Now then we must also consider what Samuel did. It is to be observed that he did not feign, but declared what was in fact the case: that he was going in order to make a sacrifice. Further, he did not mislead anyone, or deceive anyone; he did not use any sinister tricks, but submitted to God’s command. For it was not necessary for God’s purpose to be publically proclaimed, since for the time being God wished to keep it hidden. He desired that David’s anointing remain secret until the appropriate time when it should be made public. For this reason there is nothing reprehensible in the counsel that he followed that he should conceal the anointing under the pretext of a sacrifice, seeing that there was no deception behind it, and the end was good, nor did it amount to any fraud or deception.
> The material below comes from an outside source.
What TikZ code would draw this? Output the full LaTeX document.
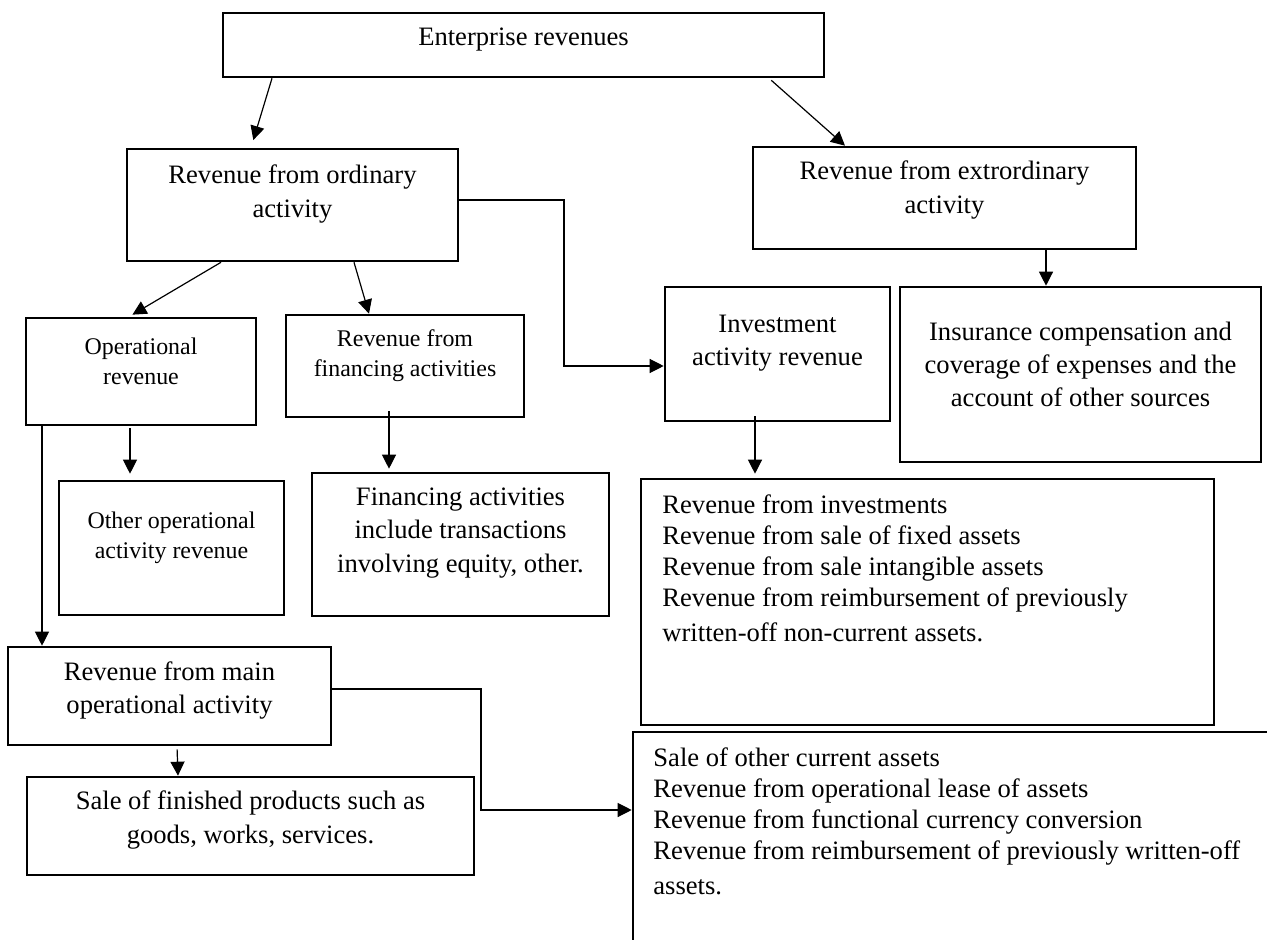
\documentclass[tikz,border=0pt]{standalone}
\usepackage{fontspec}
\setmainfont{Liberation Serif}
\usetikzlibrary{arrows.meta,calc}

\newcommand{\bigfs}{\fontsize{13.3pt}{16.7pt}\selectfont}
\newcommand{\smallfs}{\fontsize{11.95pt}{15pt}\selectfont}
\newcommand{\listfs}{\fontsize{13.3pt}{15.5pt}\selectfont}

\tikzset{
	box/.style={draw, rectangle, line width=1.3pt, inner sep=0pt},
	lbl/.style={font=\bigfs, align=center, inner sep=0pt},
	slbl/.style={font=\smallfs, align=center, inner sep=0pt},
	llbl/.style={font=\listfs, align=left, inner sep=0pt, anchor=west},
	arr/.style={line width=0.6pt, -{Triangle[length=7pt,width=7pt]}}
}

\begin{document}
\begin{tikzpicture}[x=0.5pt, y=-0.5pt]
	\useasboundingbox (0,0) rectangle (1267,940);
	\clip (0,0) rectangle (1267,940);
	% boxes
	\node[box, minimum width=300.5pt, minimum height=32pt] (ent) at (523.5,45) {};
	\node[box, minimum width=165.5pt, minimum height=56pt] (ord) at (292.5,205) {};
	\node[box, minimum width=191.5pt, minimum height=51pt] (ext) at (944.5,198) {};
	\node[box, minimum width=115pt, minimum height=53.5pt] (oper) at (141,371.5) {};
	\node[box, minimum width=119pt, minimum height=51pt] (fin) at (405,366) {};
	\node[box, minimum width=112.5pt, minimum height=67pt] (inv) at (777.5,354) {};
	\node[box, minimum width=180.5pt, minimum height=87.5pt] (ins) at (1080.5,374.5) {};
	\node[box, minimum width=112.5pt, minimum height=67pt] (othop) at (171.5,548) {};
	\node[box, minimum width=148.5pt, minimum height=71.5pt] (finact) at (460.5,544.5) {};
	\node[box, minimum width=286.5pt, minimum height=123pt] (invlist) at (927.5,602) {};
	\node[box, minimum width=161.5pt, minimum height=49pt] (mainop) at (169.5,696) {};
	\node[box, minimum width=223.5pt, minimum height=49pt] (sale) at (250.5,826) {};
	\node[box, minimum width=333.5pt, minimum height=124pt] (botr) at (966.5,856) {};
	% texts
	\node[lbl] (entlbl) at (523.5,40) {Enterprise revenues};
	\node[lbl] (ordlbl) at (292.5,194) {Revenue from ordinary\\activity};
	\node[lbl] (extlbl) at (944.5,190) {Revenue from extrordinary\\activity};
	\node[slbl] (operlbl) at (141,361.5) {Operational\\revenue};
	\node[slbl] (finlbl) at (405,355.5) {Revenue from\\financing activities};
	\node[lbl] (invlbl) at (777.5,343) {Investment\\activity revenue};
	\node[lbl] (inslbl) at (1080.5,364.5) {Insurance compensation and\\coverage of expenses and the\\account of other sources};
	\node[slbl] (othoplbl) at (171.5,537.5) {Other operational\\activity revenue};
	\node[lbl] (finactlbl) at (460.5,533) {Financing activities\\include transactions\\involving equity, other.};
	\node[llbl] (invlistlbl) at (662,568.5) {Revenue from investments\\Revenue from sale of fixed assets\\Revenue from sale intangible assets\\Revenue from reimbursement of previously\\[2pt]written-off non-current assets.};
	\node[lbl] (mainoplbl) at (169.5,690.5) {Revenue from main\\operational activity};
	\node[lbl] (salelbl) at (250.5,820) {Sale of finished products such as\\goods, works, services.};
	\node[llbl] (botrlbl) at (653,821.5) {Sale of other current assets\\Revenue from operational lease of assets\\Revenue from functional currency conversion\\Revenue from reimbursement of previously written-off\\[2pt]assets.};
	% connectors
	\draw[arr, shorten >=4pt] (ent.south -| 272,0) -- (ord.north -| 251,0);
	\draw[arr, shorten <=1.5pt] (ent.south -| 769,0) -- (ext.north -| 845,0);
	\draw[arr] (ord.east |- 0,200) -- (564,200) |- (inv.west |- 0,366);
	\draw[arr, shorten >=2pt] (ord.south -| 221,0) -- (oper.north -| 129,0);
	\draw[arr] (ord.south -| 354,0) -- (fin.north -| 369,0);
	\draw[arr] (ext.south -| 1046,0) -- (ins.north -| 1046,0);
	\draw[arr, shorten <=1pt, shorten >=3pt] (oper.south -| 130,0) -- (othop.north -| 130,0);
	\draw[arr] (oper.south -| 42,0) -- (mainop.north -| 42,0);
	\draw[arr, shorten >=1.5pt] ($(fin.south -| 389,0)+(0,-7)$) -- (finact.north -| 389,0);
	\draw[arr, shorten >=2pt] ($(inv.south -| 755,0)+(0,-6)$) -- (invlist.north -| 755,0);
	\draw[arr, shorten <=1.5pt] (mainop.south -| 177,0) -- (sale.north -| 178,0);
	\draw[arr] (mainop.east |- 0,689) -- (481,689) |- (botr.west |- 0,810);
\end{tikzpicture}
\end{document}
Rather God willed that the anointing of David be kept as a kind of secret deposit, as it were, and a kind of pledge to be diligently guarded. That, therefore, was the Lord’s counsel with respect to the anointing of David, which he accordingly did not want divulged by the prophet, but rather commanded to be concealed under the pretext of a sacrifice.”  Sermon 58 on I Samuel, Opera Calvini 30:161-162, my translation, subject to improvement.